Is it fair to say that your life could have easily gone a different way from back in the So Solid Crew days?
Yeah and it nearly did a few times. Obviously, I did a bit of time for the firearm possession. I had a moment where I was around the wrong people. Sometimes the littlest things save you, or the biggest things. For me, my kids saved me. I was lucky I had children at that point because when I first went to prison, I realised that I was creating the same environment for them that my dad created for me which I hated, because he wasn’t in my life, he was in prison most of the time. That was enough of a deterrent for me to change my ways and break some of the friendships that I had that were no good for me.
At what point in your life did you see acting and music as a financially secure career?
Probably after I did Bullet Boy. When I won the award. I think that’s when I saw that this could actually be a job. Before that I didn’t get it – it clicked for me when I made that film, the whole process of filming and production and doing the press for it after, and the work that you have to put in to make a quality product. I enjoyed it and I understood it at that point so I think form there.
What’s been your proudest moment so far?
Career-wise I would say Bullet Proof and I say that because I produced the show, I write on the show, and I created it with Noel (Clarke). We’re the biggest show on Sky, numbers wise, ever! That was all from us sitting in a café in West End and coming up with this idea and to see it come to fruition like this is amazing for me. Also being behind it is really cool.
I suppose in life in general my babies, man, my kids are everything to me. Yeah, those two things.
What positives can we take from the lockdown?
I suppose if we are gonna take any positives from this, it’s how we relate with one another. After this scenario we are gonna realise just how much we take for granted just from being in each other’s space and presence. Because of the stuff that’s been going on over the past few years the world has become disconnected, especially because of social media. This is a reminder that we are all human and we all need to love each other a bit more. I feel like it probably won’t last for long and we will come out of this and people will have kinder spirits. At least for maybe two to three weeks [laughs].
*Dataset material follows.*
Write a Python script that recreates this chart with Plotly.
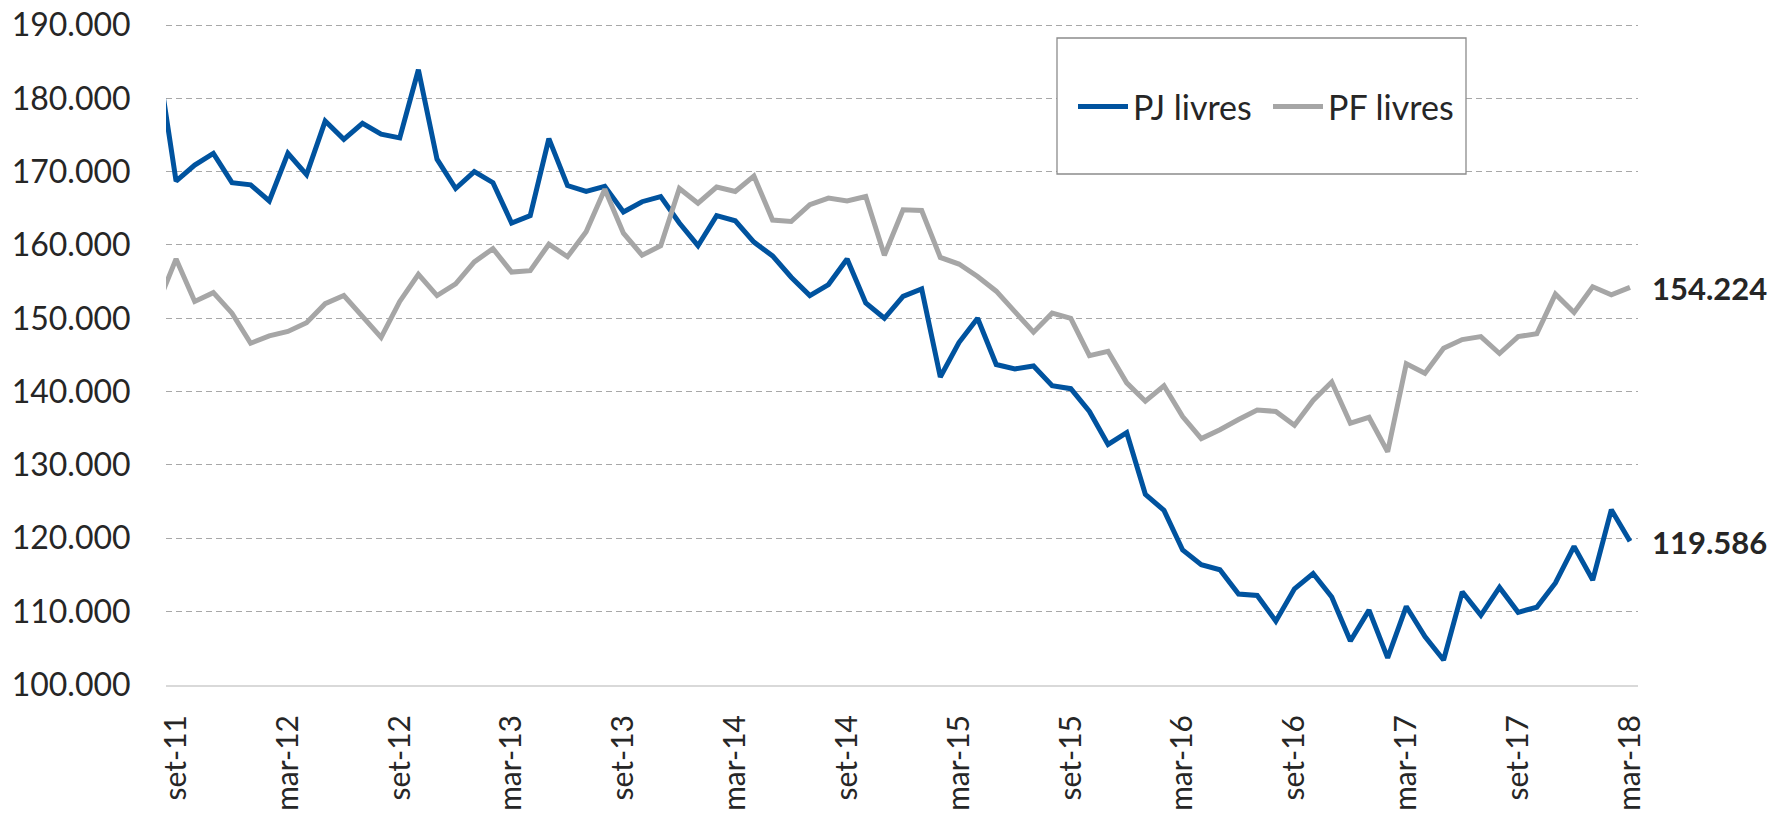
import plotly.graph_objects as go

# ---- data -------------------------------------------------------------
MONTHS_PT = ["jan", "fev", "mar", "abr", "mai", "jun",
             "jul", "ago", "set", "out", "nov", "dez"]

# monthly categories from ago-11 to mar-18 (ago-11 is partly clipped at the left edge)
categories = []
y, m = 2011, 8
while (y, m) <= (2018, 3):
    categories.append(f"{MONTHS_PT[m - 1]}-{str(y)[2:]}")
    m += 1
    if m > 12:
        m, y = 1, y + 1

tick_labels = ["set-11", "mar-12", "set-12", "mar-13", "set-13", "mar-14", "set-14",
               "mar-15", "set-15", "mar-16", "set-16", "mar-17", "set-17", "mar-18"]

pj_livres = [185500, 168700, 170900, 172500, 168500, 168200, 166000, 172500, 169600, 176900,
             174400, 176600, 175100, 174600, 183900, 171700, 167700, 170000, 168500, 163000,
             164000, 174500, 168100, 167300, 168000, 164500, 165900, 166600, 163000, 159900,
             164000, 163300, 160400, 158500, 155600, 153100, 154600, 158100, 152100, 150000,
             153000, 154000, 142000, 146700, 150000, 143700, 143100, 143500, 140800, 140400,
             137300, 132800, 134400, 126000, 123800, 118400, 116400, 115700, 112400, 112200,
             108700, 113100, 115200, 112000, 106000, 110200, 103700, 110700, 106600, 103400,
             112700, 109500, 113300, 109900, 110600, 113900, 118900, 114300, 123900, 119586]

pf_livres = [151800, 158100, 152300, 153500, 150700, 146600, 147600, 148200, 149400, 152000,
             153100, 150200, 147400, 152300, 156000, 153100, 154700, 157700, 159500, 156300,
             156500, 160100, 158400, 161800, 167600, 161600, 158600, 159900, 167700, 165700,
             167900, 167300, 169400, 163400, 163200, 165500, 166400, 166000, 166600, 158600,
             164800, 164700, 158300, 157400, 155700, 153700, 151000, 148100, 150700, 150000,
             144900, 145500, 141200, 138700, 140800, 136600, 133600, 134800, 136200, 137500,
             137300, 135400, 138800, 141300, 135700, 136500, 131800, 143800, 142500, 145900,
             147100, 147500, 145200, 147500, 147900, 153300, 150800, 154300, 153200, 154224]

series_names = ["PJ livres", "PF livres"]
y_ticks = list(range(100000, 190001, 10000))

# ---- style ------------------------------------------------------------
BLUE = "#00539F"
GREY = "#A6A6A6"
TEXT = "#262626"
FONT = "Lato"

W, H = 1772, 820
PX_PER_UNIT = 660.0 / 90000          # vertical scale (100.000 -> 190.000 spans 660 px)
Y_LO, Y_HI = 99990, 190000 + 3 / PX_PER_UNIT  # small headroom so the top gridline is drawn
TOP_PX = 25 - 3                      # plot top in window pixels
BOT_PX = 685
LEFT_PX, RIGHT_PX = 166, 1638
ML, MR, MT, MB = LEFT_PX, W - RIGHT_PX, TOP_PX, H - BOT_PX
PW, PH = W - ML - MR, H - MT - MB


def fmt(v):
    return f"{v:,}".replace(",", ".")


def px_x(p):  # window pixel -> paper fraction
    return (p - ML) / PW


def px_y(p):
    return (BOT_PX - p) / PH


fig = go.Figure()
fig.add_trace(go.Scatter(x=categories, y=pj_livres, name=series_names[0], mode="lines",
                         line=dict(color=BLUE, width=5)))
fig.add_trace(go.Scatter(x=categories, y=pf_livres, name=series_names[1], mode="lines",
                         line=dict(color=GREY, width=5)))

# end-of-series labels
for vals in (pf_livres, pj_livres):
    fig.add_annotation(x=categories[-1], y=vals[-1], text=f"<b>{fmt(vals[-1])}</b>",
                       showarrow=False, xanchor="left", yanchor="middle",
                       xshift=20, yshift=-1,
                       font=dict(family=FONT, size=31, color=TEXT))

# legend frame (white box with grey border)
fig.add_shape(type="rect", xref="paper", yref="paper",
              x0=px_x(1057), x1=px_x(1466), y0=px_y(174), y1=px_y(38),
              line=dict(color="#8C8C8C", width=1.3), fillcolor="white", layer="above")

fig.update_layout(
    width=W, height=H,
    margin=dict(l=ML, r=MR, t=MT, b=MB, pad=0, autoexpand=False),
    paper_bgcolor="white", plot_bgcolor="white",
    separators=",.",
    font=dict(family=FONT, size=32, color=TEXT),
    showlegend=True,
    legend=dict(orientation="h", x=px_x(1073), xanchor="left",
                y=px_y(107), yanchor="middle",
                bgcolor="rgba(0,0,0,0)", borderwidth=0,
                itemwidth=50, entrywidth=130, entrywidthmode="pixels",
                font=dict(family=FONT, size=34, color=TEXT),
                traceorder="normal"),
    xaxis=dict(type="category", range=[0.46, 79.43], automargin=False,
               tickmode="array", tickvals=tick_labels, ticktext=tick_labels,
               tickangle=-90, ticks="outside", ticklen=16, tickcolor="rgba(0,0,0,0)",
               showgrid=False, showline=True, linecolor="#D9D9D9", linewidth=2,
               zeroline=False, tickfont=dict(family=FONT, size=30, color=TEXT)),
    yaxis=dict(range=[Y_LO, Y_HI], tickmode="array", tickvals=y_ticks, automargin=False,
               tickformat=",d", ticks="outside", ticklen=28, tickcolor="rgba(0,0,0,0)",
               ticklabeloverflow="allow",
               showgrid=True, gridcolor="#A8A8A8", gridwidth=1.3, griddash="6px,4px",
               showline=False, zeroline=False,
               tickfont=dict(family=FONT, size=32, color=TEXT)),
)

fig.write_html("out.html", config={"displayModeBar": False},
               post_script="document.body.style.margin='0px';")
I know, get us out of this apocalypse! Could you ever see yourself playing a role in an apocalypse or zombie movie?
Yeah, I could! I do everything based on the script. I’m not one of those people that focuses on genre, I just have to like the story and feel like there’s something I can do to bring out that character. If anything like that came around, it hasn’t yet, it would have to come and it would have to be good, because I think there’s a lot of them and a lot of the story lines are a bit dead. But if it was a good script, I’d be up for it.
Can you tell us something funny or share a secret about yourself?
Something most people don’t know is that when I do have off-time, I spend a lot of my time watching Judge Judy. I’m obsessed with that show. Ask my wife, I have got all the re-runs. Any half an hour or 15 minutes I get, between meetings or whatever, I’m watching Judge Judy.